Entries with chart source code:

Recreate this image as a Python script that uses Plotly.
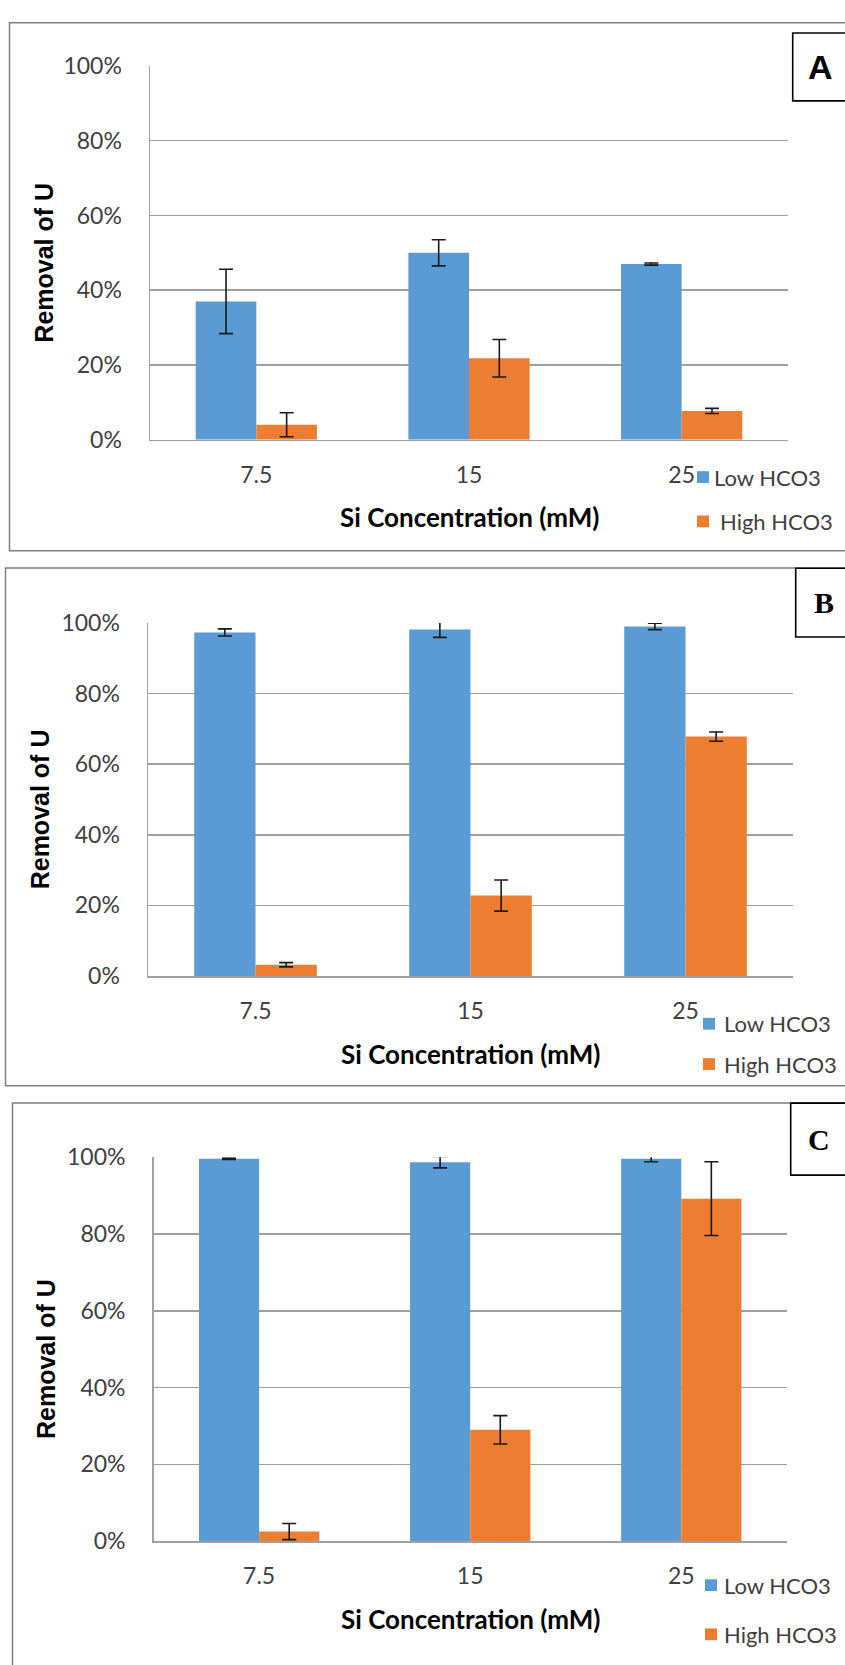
import plotly.graph_objects as go

W, H = 845, 1665

categories = ["7.5", "15", "25"]
series_names = ["Low HCO3", "High HCO3"]
panel_labels = ["A", "B", "C"]

a_low = [0.370, 0.500, 0.470]
a_low_err = [0.086, 0.035, 0.003]
a_high = [0.040, 0.218, 0.077]
a_high_err = [0.032, 0.050, 0.007]

b_low = [0.973, 0.981, 0.990]
b_low_err = [0.010, 0.022, 0.009]
b_high = [0.032, 0.228, 0.678]
b_high_err = [0.006, 0.044, 0.013]

c_low = [0.996, 0.987, 0.996]
c_low_err = [0.002, 0.015, 0.008]
c_high = [0.025, 0.290, 0.892]
c_high_err = [0.021, 0.037, 0.096]

y_ticks = [0, 0.2, 0.4, 0.6, 0.8, 1.0]

BLUE = "#5B9BD5"
ORANGE = "#ED7D31"
GRID = "#A0A0A0"
TICKFONT = dict(family="Lato", size=23, color="#404040")


def px(x):
    return x / W


def py(y):
    return 1 - y / H


# layout geometry of each panel (pixels)
panels = [
    dict(low=a_low, low_err=a_low_err, high=a_high, high_err=a_high_err,
         x0=150, x1=788, y100=51.8, y0=432,
         border=(9.5, 8, 900, 545), box=(792.7, 18.3, 900, 87.3),
         boxfont=dict(family="Liberation Sans", size=34, color="black"), boxtext="<b>A</b>",
         ytitle_x=44, leg_y=(470, 515), leg_sq=697, leg_tx=(712, 718)),
    dict(low=b_low, low_err=b_low_err, high=b_high, high_err=b_high_err,
         x0=148, x1=793, y100=618.3, y0=977.5,
         border=(5.5, 562.5, 900, 1089), box=(795.7, 562.7, 900, 632.7),
         boxfont=dict(family="Liberation Serif", size=30, color="black"), boxtext="<b>B</b>",
         ytitle_x=40, leg_y=(1026, 1067), leg_sq=703, leg_tx=(722, 722)),
    dict(low=c_low, low_err=c_low_err, high=c_high, high_err=c_high_err,
         x0=153.6, x1=786.8, y100=1161.7, y0=1552.3,
         border=(12.5, 1106.7, 900, 1700), box=(790.7, 1106.7, 900, 1180),
         boxfont=dict(family="Liberation Serif", size=30, color="black"), boxtext="<b>C</b>",
         ytitle_x=46, leg_y=(1597, 1647), leg_sq=705, leg_tx=(722, 722)),
]

fig = go.Figure()
shapes = []
annotations = []

for i, p in enumerate(panels):
    n = "" if i == 0 else str(i + 1)
    xa, ya = "x" + n, "y" + n
    for name, vals, errs, col in [(series_names[0], p["low"], p["low_err"], BLUE),
                                  (series_names[1], p["high"], p["high_err"], ORANGE)]:
        fig.add_trace(go.Bar(
            x=categories, y=vals, name=name, xaxis=xa, yaxis=ya,
            marker=dict(color=col, line=dict(width=0)),
            error_y=dict(type="data", array=errs, visible=True, color="#1a1a1a",
                         thickness=1.6, width=7),
            showlegend=False, cliponaxis=False,
        ))

    fig.layout["xaxis" + n] = dict(
        domain=[px(p["x0"]), px(p["x1"])], anchor=ya, type="category",
        showgrid=False, showline=True, linecolor=GRID, linewidth=1.5,
        ticks="", tickfont=TICKFONT, ticklabelstandoff=14, zeroline=False,
        fixedrange=True,
    )
    fig.layout["yaxis" + n] = dict(
        domain=[py(p["y0"]), py(p["y100"])], anchor=xa, range=[0, 1],
        tickvals=y_ticks, tickformat=".0%", showgrid=True, gridcolor=GRID,
        gridwidth=1.5, showline=True, linecolor=GRID, linewidth=1.5,
        zeroline=False, ticks="", tickfont=TICKFONT, ticklabelstandoff=22,
        fixedrange=True,
    )

    # panel border
    bx0, by0, bx1, by1 = p["border"]
    shapes.append(dict(type="rect", xref="paper", yref="paper",
                       x0=px(bx0), x1=px(bx1), y0=py(by1), y1=py(by0),
                       line=dict(color="#7F7F7F", width=1.5), fillcolor="rgba(0,0,0,0)",
                       layer="below"))
    # label box
    lx0, ly0, lx1, ly1 = p["box"]
    shapes.append(dict(type="rect", xref="paper", yref="paper",
                       x0=px(lx0), x1=px(lx1), y0=py(ly1), y1=py(ly0),
                       line=dict(color="black", width=1.6), fillcolor="white",
                       layer="above"))
    annotations.append(dict(xref="paper", yref="paper", x=px(lx0 + 28), y=py((ly0 + ly1) / 2),
                            text=p["boxtext"], showarrow=False, font=p["boxfont"],
                            xanchor="center", yanchor="middle"))

    # y axis title
    annotations.append(dict(xref="paper", yref="paper", x=px(p["ytitle_x"]),
                            y=py((p["y0"] + p["y100"]) / 2 + 10),
                            text="<b>Removal of U</b>", textangle=-90, showarrow=False,
                            font=dict(family="Liberation Sans", size=25, color="black"),
                            xanchor="center", yanchor="middle"))
    # x axis title
    annotations.append(dict(xref="paper", yref="paper", x=px((p["x0"] + p["x1"]) / 2),
                            y=py(p["y0"] + 79),
                            text="<b>Si Concentration (mM)</b>", showarrow=False,
                            font=dict(family="Lato", size=26, color="black"),
                            xanchor="center", yanchor="middle"))
    # legend (manual)
    for k, (name, col) in enumerate([(series_names[0], BLUE), (series_names[1], ORANGE)]):
        yc = p["leg_y"][k]
        shapes.append(dict(type="rect", xref="paper", yref="paper",
                           x0=px(p["leg_sq"]), x1=px(p["leg_sq"] + 12),
                           y0=py(yc + 6), y1=py(yc - 6),
                           line=dict(width=0), fillcolor=col))
        annotations.append(dict(xref="paper", yref="paper", x=px(p["leg_tx"][k]), y=py(yc),
                                text=name, showarrow=False,
                                font=dict(family="Lato", size=22, color="#404040"),
                                xanchor="left", yanchor="middle"))

fig.update_layout(
    width=W, height=H, margin=dict(l=0, r=0, t=0, b=0),
    paper_bgcolor="white", plot_bgcolor="white",
    barmode="group", bargap=0.43, bargroupgap=0,
    shapes=shapes, annotations=annotations,
    font=dict(family="Lato"),
)

fig.write_html(
    "out.html",
    config={"displayModeBar": False, "staticPlot": True},
    post_script="document.body.style.margin='0';document.body.style.overflow='hidden';",
)
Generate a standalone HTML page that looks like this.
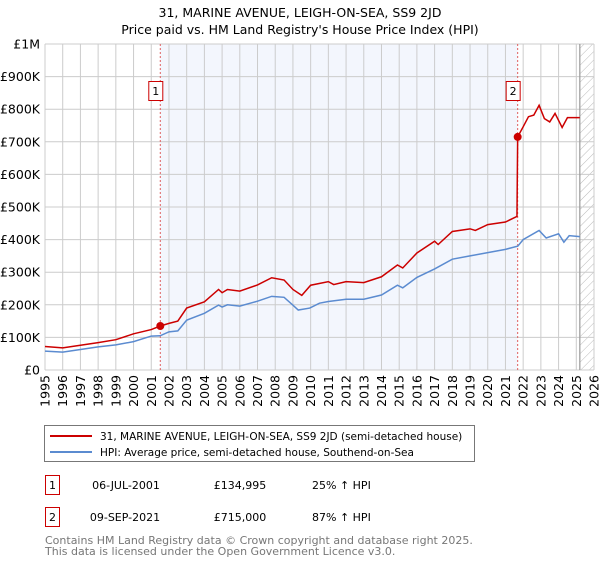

Work to be completed: Copy the records above exactly, from the first line through the line containing "return 1 - y / H", and leave out the pictures.

Result of this exercise:
Recreate this image as a Python script that uses Plotly.
import plotly.graph_objects as go

W, H = 845, 1665

categories = ["7.5", "15", "25"]
series_names = ["Low HCO3", "High HCO3"]
panel_labels = ["A", "B", "C"]

a_low = [0.370, 0.500, 0.470]
a_low_err = [0.086, 0.035, 0.003]
a_high = [0.040, 0.218, 0.077]
a_high_err = [0.032, 0.050, 0.007]

b_low = [0.973, 0.981, 0.990]
b_low_err = [0.010, 0.022, 0.009]
b_high = [0.032, 0.228, 0.678]
b_high_err = [0.006, 0.044, 0.013]

c_low = [0.996, 0.987, 0.996]
c_low_err = [0.002, 0.015, 0.008]
c_high = [0.025, 0.290, 0.892]
c_high_err = [0.021, 0.037, 0.096]

y_ticks = [0, 0.2, 0.4, 0.6, 0.8, 1.0]

BLUE = "#5B9BD5"
ORANGE = "#ED7D31"
GRID = "#A0A0A0"
TICKFONT = dict(family="Lato", size=23, color="#404040")


def px(x):
    return x / W


def py(y):
    return 1 - y / H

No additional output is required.